Meyer Wolf Weisgal was born to a Jewish family in Kikół, Congress Poland, in the Pale of Settlement. He emigrated to New York City, US in 1905 with his parents at age 11, where he finished high school at Morris High School in the Bronx and studied journalism at Columbia University. He married Shirley (née Hirshfeld) in 1923.

Meyer and Shirley Weisgal lived on the grounds of the Weizmann Institute and are buried there, near the Chaim Weizmann House.

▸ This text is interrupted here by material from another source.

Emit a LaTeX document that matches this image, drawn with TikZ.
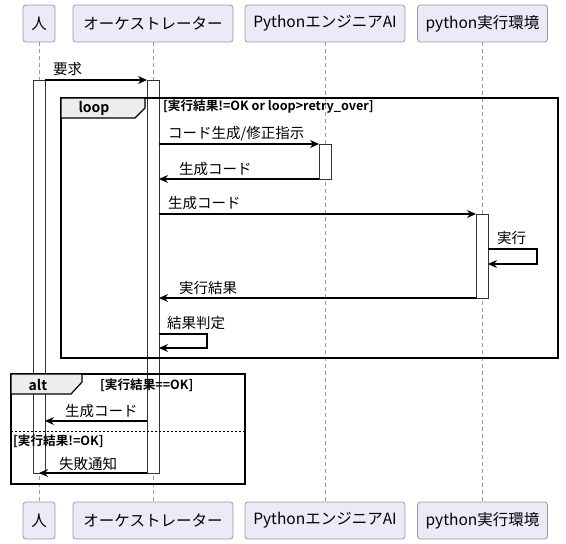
\documentclass[tikz,border=0pt]{standalone}
\usepackage{fontspec}
\setmainfont{Noto Sans CJK JP}[BoldFont={Noto Sans CJK JP Bold}]
\usetikzlibrary{arrows.meta}

\definecolor{actfill}{rgb}{0.92,0.92,0.97}
\definecolor{actline}{rgb}{0.6,0.6,0.6}
\definecolor{lifegray}{rgb}{0.62,0.62,0.62}
\definecolor{bargray}{rgb}{0.2,0.2,0.2}
\definecolor{tabgray}{rgb}{0.93,0.93,0.93}

\tikzset{
	actor/.style={draw=actline,fill=actfill,rounded corners=3pt,line width=0.8pt,minimum height=37pt,inner sep=0pt,font=\fontsize{15.5}{18}\selectfont},
	lifeline/.style={lifegray,line width=0.9pt,dash pattern=on 3.5pt off 3.5pt},
	actbar/.style={draw=bargray,fill=white,line width=1pt},
	msg/.style={line width=1.1pt,-{Stealth[length=9pt,width=8pt,inset=3pt]}},
	lbl/.style={inner sep=0pt,anchor=west,font=\fontsize{14.5}{17}\selectfont},
	frame/.style={line width=1.8pt},
	tab/.style={draw,fill=tabgray,line width=1.2pt},
	cond/.style={inner sep=0pt,anchor=west,font=\bfseries\fontsize{12.6}{14}\selectfont}
}

\begin{document}
\begin{tikzpicture}[x=1pt,y=-1pt]
	\useasboundingbox (0,0) rectangle (566,544);

	% actors
	\node[actor,minimum width=32pt] at (39,23.5) (h) {人};
	\node[actor,minimum width=160pt] at (153,23.5) (orc) {オーケストレーター};
	\node[actor,minimum width=160pt] at (325,23.5) (ai) {PythonエンジニアAI};
	\node[actor,minimum width=130pt] at (482.5,23.5) (env) {python実行環境};

	\node[actor,minimum width=32pt] at (39,520.5) (hb) {人};
	\node[actor,minimum width=160pt] at (153,520.5) (orcb) {オーケストレーター};
	\node[actor,minimum width=160pt] at (325,520.5) (aib) {PythonエンジニアAI};
	\node[actor,minimum width=130pt] at (482.5,520.5) (envb) {python実行環境};

	\draw[lifeline] (h.south) to (hb.north);
	\draw[lifeline] (orc.south) to (orcb.north);
	\draw[lifeline] (ai.south) to (aib.north);
	\draw[lifeline] ([xshift=-0.5pt]env.south) to ([xshift=-0.5pt]envb.north);

	% activations
	\draw[actbar] (33,80) rectangle (45,473);
	\draw[actbar] (147,80) rectangle (159,473);
	\draw[actbar] (319,144) rectangle (331,179);
	\draw[actbar] (476,214) rectangle (488,298);

	% message end points
	\coordinate (req1) at (45,80);
	\coordinate (req2) at (147,80);
	\coordinate (gen1) at (159,144);
	\coordinate (gen2) at (319,144);
	\coordinate (code1) at (319,179);
	\coordinate (code2) at (159,179);
	\coordinate (run1) at (159,214);
	\coordinate (run2) at (476,214);
	\coordinate (self1) at (488,249);
	\coordinate (self2) at (488,264);
	\coordinate (res1) at (476,298);
	\coordinate (res2) at (159,298);
	\coordinate (judge1) at (159,334);
	\coordinate (judge2) at (159,348);
	\coordinate (ok1) at (147,421);
	\coordinate (ok2) at (45,421);
	\coordinate (ng1) at (147,473);
	\coordinate (ng2) at (39,473);

	\draw[msg] (req1) to (req2);
	\draw[msg] (gen1) to (gen2);
	\draw[msg] (code1) to (code2);
	\draw[msg] (run1) to (run2);
	\draw[msg] (self1) -- ++(49,0) |- (self2);
	\draw[msg] (res1) to (res2);
	\draw[msg] (judge1) -- ++(48,0) |- (judge2);
	\draw[msg] (ok1) to (ok2);
	\draw[msg] (ng1) to (ng2);

	\node[lbl] at (53,69) (lreq) {要求};
	\node[lbl] at (168,134) (lgen) {コード生成/修正指示};
	\node[lbl] at (179,169) (lcode) {生成コード};
	\node[lbl] at (168,203.5) (lrun) {生成コード};
	\node[lbl] at (497,238.5) (lself) {実行};
	\node[lbl] at (179,288) (lres) {実行結果};
	\node[lbl] at (167,323) (ljudge) {結果判定};
	\node[lbl] at (65,411.5) (lok) {生成コード};
	\node[lbl] at (59,463.5) (lng) {失敗通知};

	% loop
	\draw[frame] (61,98) rectangle (558,358);
	\draw[tab] (61,98) -- (145,98) -- (145,108) -- (135,118) -- (61,118) -- cycle;
	\node[font=\bfseries\fontsize{14}{16}\selectfont,inner sep=0pt] at (94,108) (loop) {loop};
	\node[cond] at (163,107) (cloop) {[実行結果!=OK or loop>retry\_over]};

	% alt
	\draw[frame] (11,374) rectangle (245,484);
	\draw[tab] (11,374) -- (82,374) -- (82,382) -- (71,394) -- (11,394) -- cycle;
	\node[font=\bfseries\fontsize{14}{16}\selectfont,inner sep=0pt] at (38,385) (alt) {alt};
	\node[cond] at (100,385) (cok) {[実行結果==OK]};
	\draw[line width=0.9pt,dash pattern=on 2pt off 2pt] (11,431) -- (245,431);
	\node[cond] at (13,441) (cng) {[実行結果!=OK]};
\end{tikzpicture}
\end{document}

==Literary and journalism career==
In 1926, he published the first English translation of the works of Chaim Nachman Bialik. In 1932, he saw stage success with the play "The romance of a people", and he continued to produce stage plays from then on. He conceived the opera-oratorio The Eternal Road to alert the then-ignorant public to Hitler's persecution of the Jews in 1937 Germany. Weisgal enlisted the help of director Max Reinhardt, who approached Kurt Weill to write the music, and Austrian novelist and playwright Franz Werfel to write the libretto for The Eternal Road (originally in German: Der Weg der Verheißung), translated into English by Ludwig Lewisohn.

Together with Louis Lipsky he edited the journal The Maccabean-magazine, later The New Palestine (magazine), which contributed its important part for the success of Chaim Weizmann's Zionist policy after the Balfour Declaration. And he, "as editor, conceived and published two notable supplements, which remain as permanent reference works today: In 1925 a supplement on the Hebrew University, then in establishment; in 1929 a supplement on Theodor Herzl, founder of the modern Zionism". (Biographical notes from the Weizmann Institute, p. 3), See also the series about him on Brouillon, part 4:

==Zionist activism==
From 1921 until 1930, he was the first head of the Zionist Organization of America. Through the World Zionist Organization he came in close contact with its chair Chaim Weizmann and acted as his personal representative since 1940. In 1944, he started an initiative for expanding the Daniel Sieff Research Institute (led by Weizmann) into what would become a leading multidisciplinary research university: this opened its doors on November 2, 1949, as the Weizmann Institute of Science. He served as its Chairman of the Executive Council 1949–1966 and as its President 1966–1969. Subsequently, he served as the founding President of the Diaspora Museum in Tel-Aviv.